Plinko is a good fit for players who value direct mechanics, quick rounds, and visible outcomes. If you like seeing the random process unfold instead of simply receiving a result, this format has a clear appeal. It also suits players who want some control over the session profile through risk selection rather than accepting a fixed structure.

It may also work well for people who are curious about volatility and want to feel the difference between conservative and aggressive setups in a straightforward environment. In that sense, Plinko can be surprisingly educational. It shows how payout distribution changes player experience more clearly than many other casino games.

On the other hand, it may not suit players who want deep feature sets, long-form bonus sequences, or strategic decision trees. If you need narrative progression, thematic immersion, or the feeling that each round builds toward something larger, Plinko can seem too bare. It can also frustrate players who chase rare high multipliers without the patience or bankroll tolerance for long stretches of ordinary outcomes.

One memorable thing about Plinko is that two players can try the same board and walk away with completely different opinions. The one on low risk may call it smooth and manageable. The one on high risk may call it brutal. Both can be right.

What to check before launching a session

Before starting Red dog casino Plinko, I would focus on a few practical points rather than jumping straight into repeated drops.

  • Check the risk setting first. This changes the feel of the session more than almost anything else.

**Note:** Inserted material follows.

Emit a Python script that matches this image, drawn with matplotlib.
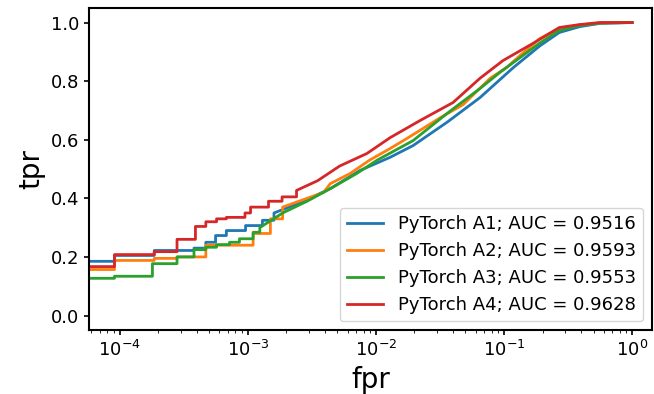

  • Watch the multiplier layout. Do not focus only on the largest number at the edge. Look at the likely middle outcomes.

  • Set a session budget. Because rounds resolve quickly, spending can accelerate without much friction.

  • Use a measured stake size. High risk and oversized bets are a rough combination in a fast game.

  • If available, test the rhythm first. Even a brief demo-style run can show whether the format suits your temperament.

These checks sound basic, but they make a real difference. Plinko rewards realism more than optimism. The more honestly you read the board, the better your expectations will match the actual experience.

Final verdict: is Red dog casino Plinko worth trying?

Red dog casino Plinko offers something many online casino games do not: a stripped-back format where randomness is visible, pacing is fast, and the player can directly shape the session through risk selection. Its main strength is not complexity. It is clarity. You understand the premise immediately, but the experience can still feel tense, varied, and surprisingly demanding depending on how the board is configured.

The game works best for players who appreciate short rounds, clean design, and a clear relationship between probability and outcome. It is especially effective if you want a casino format that shows its logic rather than hiding everything behind reels and bonus layers. At the same time, caution is necessary. The simple interface can mask how quickly a bankroll moves, and high-risk setups can produce harsh stretches that feel much longer than the game’s friendly presentation suggests.

My overall view is straightforward. Plinko is worth trying if you want a fast, transparent, probability-driven experience and you are comfortable choosing the level of intensity yourself. It is less suitable if you prefer rich slot features, strategic play, or a slower sense of progression. In other words, Red dog casino Plinko is not a universal fit, but for the right player it delivers a very specific kind of tension that few other casino games replicate so cleanly.